The Five-Forty-Eight presents a self-complacent suburban male as both sexual predator and coward. As such, Blake is attracted to women who will submit to his misogynistic abuse. Literary critic Patrick Menanor considers it "Cheever's most brilliant treatment of manipulation and victimization…though the story is about cruelty and revenge, it is essentially a character study of Mr. Blake as a soulless automaton, one of Cheever's most revolting sociopaths…"[12] Blake's ultimate humiliation at the hands of the victimized Miss Dent appears to not touch him. Literary critic Lynne Waldeland writes: "No rude awakening into an enlarged humanity has taken place for Blake. The only effect [of his ordeal]...is to make him notice more vividly the homes, the lights, the street signs of Shady Hill, perhaps as symbols of security" that has now been undermined. "His reflections are marked by no thoughts of family and no regret or guilt about his treatment of the woman."[13]

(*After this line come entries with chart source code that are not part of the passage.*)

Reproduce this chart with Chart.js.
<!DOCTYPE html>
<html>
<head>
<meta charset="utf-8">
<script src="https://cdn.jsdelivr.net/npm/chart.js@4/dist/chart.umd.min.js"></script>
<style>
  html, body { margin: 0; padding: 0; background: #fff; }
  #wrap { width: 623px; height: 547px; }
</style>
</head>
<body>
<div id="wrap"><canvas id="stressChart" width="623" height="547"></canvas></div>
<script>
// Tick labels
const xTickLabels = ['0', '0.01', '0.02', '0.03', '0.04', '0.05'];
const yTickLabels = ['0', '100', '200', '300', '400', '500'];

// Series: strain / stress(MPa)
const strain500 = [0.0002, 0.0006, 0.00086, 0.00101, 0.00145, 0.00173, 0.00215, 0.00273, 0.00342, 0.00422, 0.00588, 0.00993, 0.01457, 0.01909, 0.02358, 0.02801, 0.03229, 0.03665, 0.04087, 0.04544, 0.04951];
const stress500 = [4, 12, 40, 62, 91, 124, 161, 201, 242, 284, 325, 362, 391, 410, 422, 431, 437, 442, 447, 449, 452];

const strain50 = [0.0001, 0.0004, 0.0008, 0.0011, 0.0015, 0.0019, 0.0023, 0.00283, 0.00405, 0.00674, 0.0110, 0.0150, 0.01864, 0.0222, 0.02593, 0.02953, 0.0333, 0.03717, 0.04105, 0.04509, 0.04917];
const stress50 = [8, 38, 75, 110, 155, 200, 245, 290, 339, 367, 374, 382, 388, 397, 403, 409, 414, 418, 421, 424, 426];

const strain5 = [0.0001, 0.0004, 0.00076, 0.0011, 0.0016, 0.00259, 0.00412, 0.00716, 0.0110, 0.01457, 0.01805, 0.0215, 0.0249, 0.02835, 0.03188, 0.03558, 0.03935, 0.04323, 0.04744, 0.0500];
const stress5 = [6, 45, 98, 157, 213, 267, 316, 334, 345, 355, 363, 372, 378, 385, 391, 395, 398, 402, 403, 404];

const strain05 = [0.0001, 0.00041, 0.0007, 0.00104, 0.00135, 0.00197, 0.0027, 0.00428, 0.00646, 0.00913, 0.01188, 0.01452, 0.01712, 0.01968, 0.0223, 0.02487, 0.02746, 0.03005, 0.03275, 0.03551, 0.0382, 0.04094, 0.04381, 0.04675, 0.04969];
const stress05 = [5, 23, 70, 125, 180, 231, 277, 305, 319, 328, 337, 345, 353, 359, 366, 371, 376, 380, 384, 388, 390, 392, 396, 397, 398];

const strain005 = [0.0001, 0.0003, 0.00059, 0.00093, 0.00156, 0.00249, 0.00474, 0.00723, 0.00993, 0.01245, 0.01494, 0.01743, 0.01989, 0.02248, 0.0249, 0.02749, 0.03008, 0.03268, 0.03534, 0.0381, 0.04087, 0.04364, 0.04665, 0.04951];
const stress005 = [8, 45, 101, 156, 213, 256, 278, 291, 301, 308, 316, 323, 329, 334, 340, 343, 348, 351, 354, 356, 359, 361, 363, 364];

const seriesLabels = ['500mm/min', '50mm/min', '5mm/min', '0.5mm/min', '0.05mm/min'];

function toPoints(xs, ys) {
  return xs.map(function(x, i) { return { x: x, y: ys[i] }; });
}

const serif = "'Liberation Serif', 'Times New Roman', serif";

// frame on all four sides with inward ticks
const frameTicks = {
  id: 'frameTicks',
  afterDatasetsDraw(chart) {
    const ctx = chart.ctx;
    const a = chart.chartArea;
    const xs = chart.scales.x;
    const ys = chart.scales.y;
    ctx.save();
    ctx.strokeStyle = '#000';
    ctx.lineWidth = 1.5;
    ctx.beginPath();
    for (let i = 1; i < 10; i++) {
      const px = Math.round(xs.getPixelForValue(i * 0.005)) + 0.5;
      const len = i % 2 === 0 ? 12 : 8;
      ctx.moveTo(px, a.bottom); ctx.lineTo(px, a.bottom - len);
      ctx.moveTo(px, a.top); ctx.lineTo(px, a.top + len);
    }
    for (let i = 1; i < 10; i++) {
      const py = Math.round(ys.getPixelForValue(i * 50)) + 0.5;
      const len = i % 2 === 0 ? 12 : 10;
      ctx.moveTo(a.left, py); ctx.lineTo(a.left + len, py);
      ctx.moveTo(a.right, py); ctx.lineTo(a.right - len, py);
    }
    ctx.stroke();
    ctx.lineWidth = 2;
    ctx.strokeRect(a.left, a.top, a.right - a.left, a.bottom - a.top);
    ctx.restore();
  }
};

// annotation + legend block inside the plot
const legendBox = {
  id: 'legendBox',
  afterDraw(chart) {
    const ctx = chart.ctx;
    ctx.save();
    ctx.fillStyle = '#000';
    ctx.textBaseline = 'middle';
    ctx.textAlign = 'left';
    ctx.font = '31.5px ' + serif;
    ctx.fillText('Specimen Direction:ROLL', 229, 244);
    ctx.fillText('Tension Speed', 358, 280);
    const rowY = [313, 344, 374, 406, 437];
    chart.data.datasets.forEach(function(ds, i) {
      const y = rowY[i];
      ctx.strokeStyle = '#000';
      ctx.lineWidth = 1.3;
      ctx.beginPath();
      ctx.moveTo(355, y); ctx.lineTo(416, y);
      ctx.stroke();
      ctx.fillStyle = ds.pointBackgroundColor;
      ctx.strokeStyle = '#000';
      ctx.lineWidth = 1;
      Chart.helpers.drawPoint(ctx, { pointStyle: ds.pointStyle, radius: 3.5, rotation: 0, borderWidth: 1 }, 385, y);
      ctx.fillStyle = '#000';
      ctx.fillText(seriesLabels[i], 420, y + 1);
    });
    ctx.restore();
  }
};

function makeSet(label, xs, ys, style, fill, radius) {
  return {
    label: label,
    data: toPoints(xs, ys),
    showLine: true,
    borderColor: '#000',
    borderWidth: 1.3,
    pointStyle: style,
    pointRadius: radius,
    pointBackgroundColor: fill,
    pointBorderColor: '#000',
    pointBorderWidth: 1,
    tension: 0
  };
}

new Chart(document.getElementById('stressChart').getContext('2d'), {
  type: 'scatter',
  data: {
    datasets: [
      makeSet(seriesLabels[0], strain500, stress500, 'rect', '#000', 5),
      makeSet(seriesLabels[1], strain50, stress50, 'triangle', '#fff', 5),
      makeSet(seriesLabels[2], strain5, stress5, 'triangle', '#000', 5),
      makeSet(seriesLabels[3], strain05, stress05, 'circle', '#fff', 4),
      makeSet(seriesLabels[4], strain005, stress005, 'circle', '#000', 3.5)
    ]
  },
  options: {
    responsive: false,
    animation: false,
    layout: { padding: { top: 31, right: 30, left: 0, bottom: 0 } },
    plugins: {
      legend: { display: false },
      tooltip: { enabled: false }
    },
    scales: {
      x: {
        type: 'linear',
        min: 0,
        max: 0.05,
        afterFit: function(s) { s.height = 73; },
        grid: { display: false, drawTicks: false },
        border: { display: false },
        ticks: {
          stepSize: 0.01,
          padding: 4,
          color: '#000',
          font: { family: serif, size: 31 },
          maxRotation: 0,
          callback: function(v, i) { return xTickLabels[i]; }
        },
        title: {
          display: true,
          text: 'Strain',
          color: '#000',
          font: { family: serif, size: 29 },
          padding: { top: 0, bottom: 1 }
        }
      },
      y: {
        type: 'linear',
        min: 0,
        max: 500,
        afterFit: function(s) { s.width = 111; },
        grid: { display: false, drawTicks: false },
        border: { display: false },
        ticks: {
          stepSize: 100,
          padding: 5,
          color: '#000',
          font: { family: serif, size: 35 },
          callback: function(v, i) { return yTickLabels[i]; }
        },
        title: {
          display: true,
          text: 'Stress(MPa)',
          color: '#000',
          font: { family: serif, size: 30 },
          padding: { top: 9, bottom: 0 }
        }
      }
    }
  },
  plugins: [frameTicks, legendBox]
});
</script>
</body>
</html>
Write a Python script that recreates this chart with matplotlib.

Meanor identifies a thematic device in Cheever's choice of the name Blake for his protagonist: "The ironic use of the name Blake adds to the story's 'heart-versus-head' theme. William Blake, the great [British] transitional poet" was the polar opposite of the cold-blooded rationalist in The Five-Forty-Eight. The gift that Miss Dent brings to Mr. Blake is a rose, which he instantly discards into a wastebasket because "Mr. Blake doesn't like roses."[14] Meanor points out that "one of William Blake's most famous and enigmatic poems is The Sick Rose, an apt symbol of the corrupting powers of rationalism" that characterized British industrialism and its destructive exploitation and dehumanization of "the poor, vulnerable, and the disenfranchised" textile workers. Miss Dent suffers similar abuse and indignities.[15][16]

Author Tim Lieder notes that Blake is so hated not because he's awful but because he's average and there's no passion in his life. Even the one moment of passion is undercut by the fact that he wants to get rid of the woman as soon as possible. In that context, his nonchalance in the face of death makes sense.[17]